Which is why I have discouraged United Methodists from holding in-person worship services during the month of May and why I am not afraid to advocate for continued online church for the foreseeable future. The Lord is moving in ways many of us have not experienced in our lifetime, and this movement will not stop because we are worshipping from home. In fact, I think it may increase its momentum.
I have drawn inspiration on how to respond to this crisis from Nehemiah. When he learned about the deplorable state of Jerusalem, this exiled prophet living in the Persian capital did not get to work right away. He stopped, sat down and wept. He cried and he mourned for the loss, and he did so openly.
This is a critical reminder for church leaders that compassion should always precede action. Yes, there is a lot to do during COVID-19 to make sure everyone is physically and spiritually well. But we can’t neglect people’s experiences of pain. There have been family deaths. People are isolated and lonely. Others are worried about money or are food insecure. These individuals need to know that not only do their leaders see their hurt but feel it.
Grieving is not only purposeful for showing compassion to our congregations; it also helps us to reorient our hearts to depend on God rather than ourselves. Therefore, mourning what we have lost amid COVID-19 is a critical step before reopening the doors of our churches.
After he mourned, Nehemiah prayed and fasted for days. He went to King Artaxerxes, the conquerer of Israel, to ask for permission to go to Jerusalem and rebuild its protective wall. When the king asked, “What do you want?” Nehemiah stopped and prayed spontaneously, even while talking to the king. The king granted Nehemiah’s request.

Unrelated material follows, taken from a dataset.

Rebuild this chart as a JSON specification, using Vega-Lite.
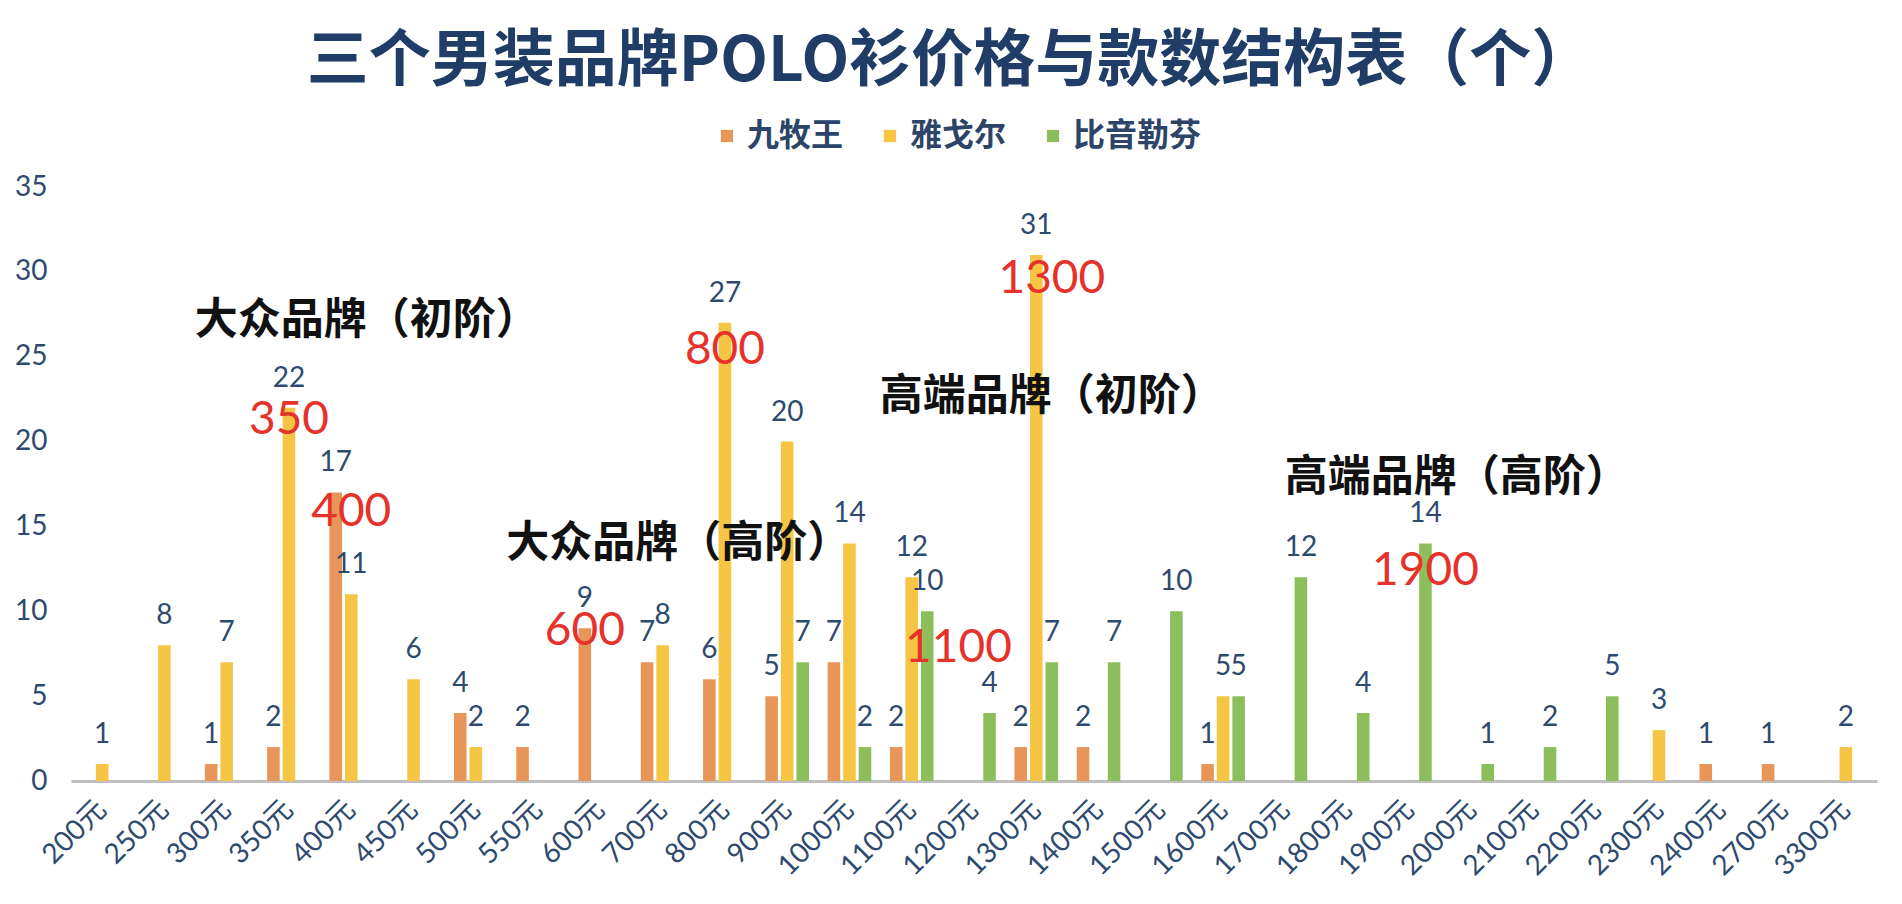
{
  "$schema": "https://vega.github.io/schema/vega-lite/v6.json",
  "width": 1806,
  "height": 594,
  "autosize": {"type": "none"},
  "padding": {"left": 71, "top": 187, "right": 25, "bottom": 123},
  "background": "white",
  "title": {
    "text": "三个男装品牌POLO衫价格与款数结构表（个）",
    "font": "Noto Sans CJK SC",
    "fontSize": 62,
    "fontWeight": "bold",
    "color": "#1F3D66",
    "anchor": "middle",
    "baseline": "middle",
    "offset": -4,
    "dx": -24
  },
  "data": {
    "values": [
      {"price": "200元", "brand": "雅戈尔", "count": 1},
      {"price": "250元", "brand": "雅戈尔", "count": 8},
      {"price": "300元", "brand": "九牧王", "count": 1},
      {"price": "300元", "brand": "雅戈尔", "count": 7},
      {"price": "350元", "brand": "九牧王", "count": 2},
      {"price": "350元", "brand": "雅戈尔", "count": 22},
      {"price": "400元", "brand": "九牧王", "count": 17},
      {"price": "400元", "brand": "雅戈尔", "count": 11},
      {"price": "450元", "brand": "雅戈尔", "count": 6},
      {"price": "500元", "brand": "九牧王", "count": 4},
      {"price": "500元", "brand": "雅戈尔", "count": 2},
      {"price": "550元", "brand": "九牧王", "count": 2},
      {"price": "600元", "brand": "九牧王", "count": 9},
      {"price": "700元", "brand": "九牧王", "count": 7},
      {"price": "700元", "brand": "雅戈尔", "count": 8},
      {"price": "800元", "brand": "九牧王", "count": 6},
      {"price": "800元", "brand": "雅戈尔", "count": 27},
      {"price": "900元", "brand": "九牧王", "count": 5},
      {"price": "900元", "brand": "雅戈尔", "count": 20},
      {"price": "900元", "brand": "比音勒芬", "count": 7},
      {"price": "1000元", "brand": "九牧王", "count": 7},
      {"price": "1000元", "brand": "雅戈尔", "count": 14},
      {"price": "1000元", "brand": "比音勒芬", "count": 2},
      {"price": "1100元", "brand": "九牧王", "count": 2},
      {"price": "1100元", "brand": "雅戈尔", "count": 12},
      {"price": "1100元", "brand": "比音勒芬", "count": 10},
      {"price": "1200元", "brand": "比音勒芬", "count": 4},
      {"price": "1300元", "brand": "九牧王", "count": 2},
      {"price": "1300元", "brand": "雅戈尔", "count": 31},
      {"price": "1300元", "brand": "比音勒芬", "count": 7},
      {"price": "1400元", "brand": "九牧王", "count": 2},
      {"price": "1400元", "brand": "比音勒芬", "count": 7},
      {"price": "1500元", "brand": "比音勒芬", "count": 10},
      {"price": "1600元", "brand": "九牧王", "count": 1},
      {"price": "1600元", "brand": "雅戈尔", "count": 5},
      {"price": "1600元", "brand": "比音勒芬", "count": 5},
      {"price": "1700元", "brand": "比音勒芬", "count": 12},
      {"price": "1800元", "brand": "比音勒芬", "count": 4},
      {"price": "1900元", "brand": "比音勒芬", "count": 14},
      {"price": "2000元", "brand": "比音勒芬", "count": 1},
      {"price": "2100元", "brand": "比音勒芬", "count": 2},
      {"price": "2200元", "brand": "比音勒芬", "count": 5},
      {"price": "2300元", "brand": "雅戈尔", "count": 3},
      {"price": "2400元", "brand": "九牧王", "count": 1},
      {"price": "2700元", "brand": "九牧王", "count": 1},
      {"price": "3300元", "brand": "雅戈尔", "count": 2}
    ]
  },
  "encoding": {
    "x": {
      "field": "price",
      "type": "nominal",
      "scale": {
        "domain": ["200元", "250元", "300元", "350元", "400元", "450元", "500元", "550元", "600元", "700元", "800元", "900元", "1000元", "1100元", "1200元", "1300元", "1400元", "1500元", "1600元", "1700元", "1800元", "1900元", "2000元", "2100元", "2200元", "2300元", "2400元", "2700元", "3300元"],
        "paddingInner": 0,
        "paddingOuter": 0
      },
      "axis": {
        "title": null,
        "labelAngle": -45,
        "labelAlign": "right",
        "labelBaseline": "middle",
        "labelPadding": 24,
        "labelFont": "Lato, Noto Sans CJK SC",
        "labelFontSize": 28,
        "labelColor": "#2E4A6F",
        "ticks": false,
        "domainColor": "#BFBFBF",
        "domainWidth": 3,
        "grid": false
      }
    },
    "xOffset": {
      "field": "brand",
      "type": "nominal",
      "scale": {
        "domain": ["九牧王", "雅戈尔", "比音勒芬"],
        "paddingInner": 0.19,
        "paddingOuter": 0.6
      }
    },
    "y": {
      "field": "count",
      "type": "quantitative",
      "scale": {"domain": [0, 35], "nice": false},
      "axis": {
        "title": null,
        "values": [0, 5, 10, 15, 20, 25, 30, 35],
        "labelFont": "Lato",
        "labelFontSize": 28,
        "labelColor": "#2E4A6F",
        "labelPadding": 24,
        "ticks": false,
        "domain": false,
        "grid": false
      }
    }
  },
  "layer": [
    {
      "mark": {"type": "bar"},
      "encoding": {
        "color": {
          "field": "brand",
          "type": "nominal",
          "scale": {
            "domain": ["九牧王", "雅戈尔", "比音勒芬"],
            "range": ["#E8955A", "#F6C544", "#8DBE5C"]
          },
          "legend": {
            "title": null,
            "orient": "none",
            "direction": "horizontal",
            "legendX": 640,
            "legendY": -67,
            "symbolType": "square",
            "symbolSize": 150,
            "symbolStrokeWidth": 0,
            "labelFont": "Noto Sans CJK SC",
            "labelFontSize": 32,
            "labelFontWeight": "bold",
            "labelColor": "#2B4468",
            "labelOffset": 4,
            "columnPadding": 30,
            "padding": 0
          }
        }
      }
    },
    {
      "mark": {
        "type": "text",
        "baseline": "alphabetic",
        "dy": -21,
        "font": "Lato",
        "fontSize": 28,
        "color": "#2E4A6F"
      },
      "encoding": {
        "text": {"field": "count", "type": "quantitative"}
      }
    },
    {
      "data": {
        "values": [
          {"price": "350元", "brand": "雅戈尔", "count": 21.3, "label": "350"},
          {"price": "400元", "brand": "雅戈尔", "count": 15.85, "label": "400"},
          {"price": "600元", "brand": "九牧王", "count": 8.85, "label": "600"},
          {"price": "800元", "brand": "雅戈尔", "count": 25.4, "label": "800"},
          {"price": "1200元", "brand": "九牧王", "count": 7.85, "label": "1100"},
          {"price": "1300元", "brand": "比音勒芬", "count": 29.6, "label": "1300"},
          {"price": "1900元", "brand": "比音勒芬", "count": 12.4, "label": "1900"}
        ]
      },
      "mark": {
        "type": "text",
        "baseline": "middle",
        "align": "center",
        "font": "Lato",
        "fontSize": 46,
        "color": "#E5322B"
      },
      "encoding": {
        "text": {"field": "label", "type": "nominal"}
      }
    },
    {
      "data": {
        "values": [
          {"price": "400元", "brand": "比音勒芬", "count": 27.1, "label": "大众品牌（初阶）"},
          {"price": "700元", "brand": "比音勒芬", "count": 13.97, "label": "大众品牌（高阶）"},
          {"price": "1300元", "brand": "比音勒芬", "count": 22.6, "label": "高端品牌（初阶）"},
          {"price": "2000元", "brand": "九牧王", "count": 17.85, "label": "高端品牌（高阶）"}
        ]
      },
      "mark": {
        "type": "text",
        "baseline": "middle",
        "align": "center",
        "font": "Noto Sans CJK SC",
        "fontSize": 43,
        "fontWeight": "bold",
        "color": "#111111"
      },
      "encoding": {
        "text": {"field": "label", "type": "nominal"}
      }
    }
  ],
  "config": {
    "view": {"stroke": null}
  }
}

No matter the obstacle that stands in our way, prayer is essential. If we want to be part of what God is blessing, we must be willing to pray and be guided by him.
Finally, in addition to grieving and praying, Christian leaders must take courage in the face of COVID-19 just as Nehemiah did amid opposing forces. When Nehemiah and his workers were building the wall, they worked with a tool in one hand and a sword in the other. They were not blind to the potential dangers, and they equipped themselves to fight. But they also did not let fear stand in the way of what God was leading them to do.

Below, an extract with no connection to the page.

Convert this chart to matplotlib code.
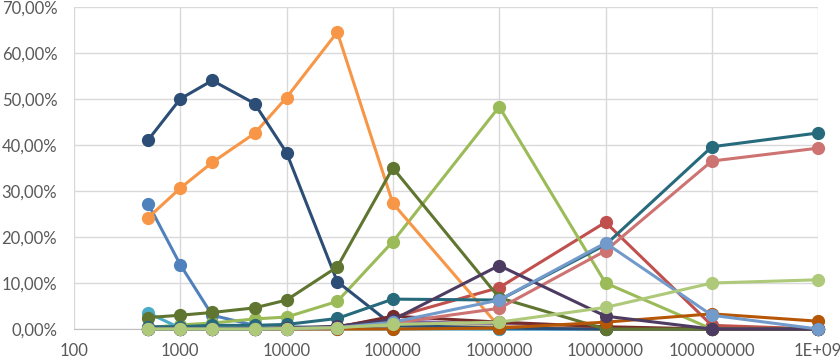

Similarly, as leaders, we must remember our callings and stand firm on faith. Jesus admonished us to be as wise as serpents and as innocent as doves. Like Nehemiah, we can carry out our duties with courage and prudence, caring for the Church without putting it unnecessarily at risk.
The church and its leaders must model compassion, prayer and courage to a world in desperate need of hope. These present challenges are tough, and we have all experienced difficulties in varying degrees. We must prepare to live with this pandemic for months to come.

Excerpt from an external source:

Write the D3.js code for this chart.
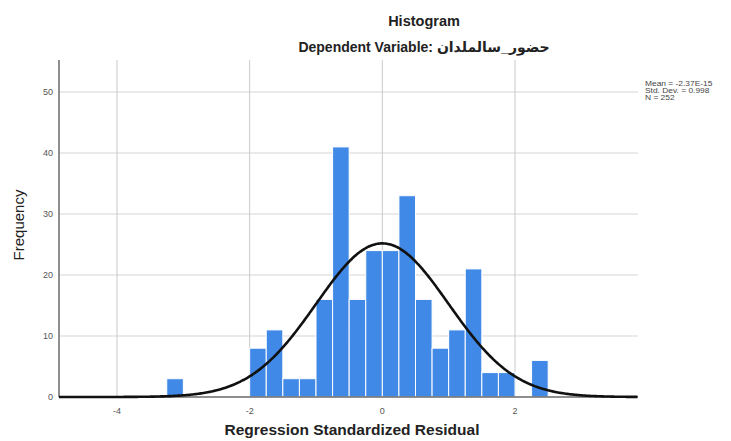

At the same time, many congregations are discovering new ways of worshipping God, serving their communities and being the church. We are never without hope, and the ability and necessity to minister is ever-present. God is at work through his Church during this pandemic. We serve a miracle-working God who made way for Nehemiah and is doing so today.
(Bishop Scott Jones is the resident bishop of the Texas Annual Conference of the United Methodist Church. The views expressed in this commentary do not necessarily reflect those of Religion News Service.)